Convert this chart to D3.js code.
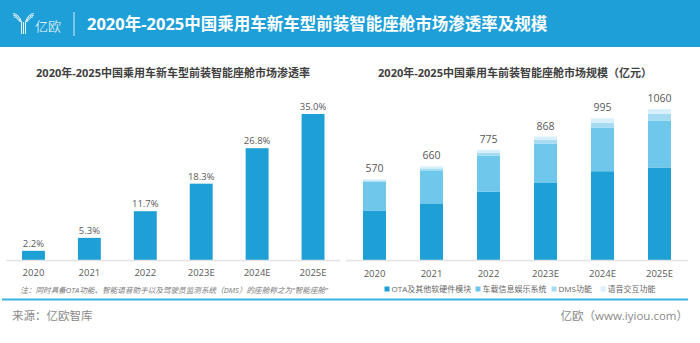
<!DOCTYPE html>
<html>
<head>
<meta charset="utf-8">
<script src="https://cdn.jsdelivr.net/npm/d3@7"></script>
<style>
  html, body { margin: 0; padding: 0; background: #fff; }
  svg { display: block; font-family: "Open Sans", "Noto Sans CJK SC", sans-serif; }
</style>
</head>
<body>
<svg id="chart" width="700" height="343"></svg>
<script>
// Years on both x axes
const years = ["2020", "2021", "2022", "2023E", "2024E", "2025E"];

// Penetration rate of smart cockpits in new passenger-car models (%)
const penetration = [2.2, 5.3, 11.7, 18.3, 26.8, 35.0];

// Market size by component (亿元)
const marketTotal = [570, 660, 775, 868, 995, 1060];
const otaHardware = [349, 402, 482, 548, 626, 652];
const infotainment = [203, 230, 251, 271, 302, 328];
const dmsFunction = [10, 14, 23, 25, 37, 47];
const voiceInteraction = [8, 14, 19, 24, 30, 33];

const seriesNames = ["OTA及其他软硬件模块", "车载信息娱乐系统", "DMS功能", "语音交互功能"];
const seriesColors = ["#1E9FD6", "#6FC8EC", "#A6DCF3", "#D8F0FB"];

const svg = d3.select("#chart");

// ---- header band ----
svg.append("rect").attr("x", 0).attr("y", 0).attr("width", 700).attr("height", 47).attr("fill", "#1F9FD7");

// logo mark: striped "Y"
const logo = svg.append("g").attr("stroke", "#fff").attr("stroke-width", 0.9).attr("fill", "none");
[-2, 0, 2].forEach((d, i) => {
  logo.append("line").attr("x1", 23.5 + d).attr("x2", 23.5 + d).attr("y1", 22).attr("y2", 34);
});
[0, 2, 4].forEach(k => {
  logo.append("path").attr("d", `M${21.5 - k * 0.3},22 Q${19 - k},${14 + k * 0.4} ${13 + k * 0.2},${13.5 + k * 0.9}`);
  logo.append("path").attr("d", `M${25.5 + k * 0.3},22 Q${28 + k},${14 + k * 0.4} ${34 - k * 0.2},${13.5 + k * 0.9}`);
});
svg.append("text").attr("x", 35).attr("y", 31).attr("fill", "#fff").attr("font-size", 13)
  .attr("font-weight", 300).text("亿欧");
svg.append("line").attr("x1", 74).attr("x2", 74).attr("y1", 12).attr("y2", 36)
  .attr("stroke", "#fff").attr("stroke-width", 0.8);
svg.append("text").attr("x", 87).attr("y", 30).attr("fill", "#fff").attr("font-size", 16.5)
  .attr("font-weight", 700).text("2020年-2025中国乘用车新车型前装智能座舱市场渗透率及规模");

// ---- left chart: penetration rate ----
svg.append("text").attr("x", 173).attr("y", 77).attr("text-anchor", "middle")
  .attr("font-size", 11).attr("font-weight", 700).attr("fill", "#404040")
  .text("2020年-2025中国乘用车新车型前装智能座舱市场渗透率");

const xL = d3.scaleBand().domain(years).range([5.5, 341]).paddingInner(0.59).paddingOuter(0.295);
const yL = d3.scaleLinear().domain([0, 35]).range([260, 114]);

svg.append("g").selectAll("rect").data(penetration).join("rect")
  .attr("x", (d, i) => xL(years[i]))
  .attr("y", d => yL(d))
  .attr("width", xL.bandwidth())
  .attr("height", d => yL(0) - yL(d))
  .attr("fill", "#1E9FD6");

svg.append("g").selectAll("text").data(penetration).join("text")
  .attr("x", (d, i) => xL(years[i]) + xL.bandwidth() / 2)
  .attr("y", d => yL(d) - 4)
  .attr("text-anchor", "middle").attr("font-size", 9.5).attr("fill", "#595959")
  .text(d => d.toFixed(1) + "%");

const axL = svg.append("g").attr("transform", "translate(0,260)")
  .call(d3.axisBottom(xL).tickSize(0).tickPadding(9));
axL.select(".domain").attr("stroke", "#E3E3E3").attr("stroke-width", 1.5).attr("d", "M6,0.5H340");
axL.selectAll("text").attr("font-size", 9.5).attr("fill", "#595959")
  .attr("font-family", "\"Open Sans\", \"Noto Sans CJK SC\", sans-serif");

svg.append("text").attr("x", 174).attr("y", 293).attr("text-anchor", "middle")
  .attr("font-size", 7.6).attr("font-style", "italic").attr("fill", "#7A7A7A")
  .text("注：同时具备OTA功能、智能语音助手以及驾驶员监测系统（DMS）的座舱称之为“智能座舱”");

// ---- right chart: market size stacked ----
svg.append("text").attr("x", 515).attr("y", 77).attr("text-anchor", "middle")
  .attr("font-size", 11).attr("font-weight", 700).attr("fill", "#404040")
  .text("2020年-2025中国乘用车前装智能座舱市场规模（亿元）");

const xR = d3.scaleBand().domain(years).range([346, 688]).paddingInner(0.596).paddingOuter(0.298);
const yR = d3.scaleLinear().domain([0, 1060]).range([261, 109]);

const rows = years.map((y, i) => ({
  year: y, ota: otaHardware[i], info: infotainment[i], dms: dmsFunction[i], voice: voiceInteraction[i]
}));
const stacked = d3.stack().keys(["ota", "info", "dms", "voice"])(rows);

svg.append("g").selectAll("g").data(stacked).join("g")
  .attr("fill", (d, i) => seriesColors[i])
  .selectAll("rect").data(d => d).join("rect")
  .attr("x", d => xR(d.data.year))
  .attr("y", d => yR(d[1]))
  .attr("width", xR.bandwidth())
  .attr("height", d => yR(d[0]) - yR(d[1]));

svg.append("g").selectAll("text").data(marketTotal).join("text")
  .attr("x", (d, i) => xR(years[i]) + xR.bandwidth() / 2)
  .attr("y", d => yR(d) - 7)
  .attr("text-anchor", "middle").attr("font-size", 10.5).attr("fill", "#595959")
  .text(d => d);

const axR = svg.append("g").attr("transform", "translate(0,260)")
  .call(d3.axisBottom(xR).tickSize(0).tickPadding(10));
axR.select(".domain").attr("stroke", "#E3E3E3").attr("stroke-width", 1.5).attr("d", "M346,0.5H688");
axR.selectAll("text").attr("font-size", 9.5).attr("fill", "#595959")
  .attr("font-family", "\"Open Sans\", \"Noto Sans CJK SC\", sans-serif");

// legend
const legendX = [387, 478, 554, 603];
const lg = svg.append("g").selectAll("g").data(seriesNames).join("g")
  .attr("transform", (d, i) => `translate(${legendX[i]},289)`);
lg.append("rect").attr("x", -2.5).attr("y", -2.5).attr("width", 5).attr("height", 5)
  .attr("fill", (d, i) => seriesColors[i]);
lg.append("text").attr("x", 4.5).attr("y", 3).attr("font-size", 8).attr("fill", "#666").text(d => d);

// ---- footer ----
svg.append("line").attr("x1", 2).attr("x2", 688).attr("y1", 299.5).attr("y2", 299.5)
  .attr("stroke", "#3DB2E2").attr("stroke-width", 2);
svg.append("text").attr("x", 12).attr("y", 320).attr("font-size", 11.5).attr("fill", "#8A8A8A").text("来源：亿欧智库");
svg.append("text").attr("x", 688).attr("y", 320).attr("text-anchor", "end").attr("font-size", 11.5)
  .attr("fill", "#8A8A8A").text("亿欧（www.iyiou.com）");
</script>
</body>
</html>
+ + + + +
WHAT THE TASK ASKS: Gather, from the listing above, every line carrying the word "chart".

TASK ANSWER:
Convert this chart to D3.js code.
<svg id="chart" width="700" height="343"></svg>
const svg = d3.select("#chart");
// ---- left chart: penetration rate ----
// ---- right chart: market size stacked ----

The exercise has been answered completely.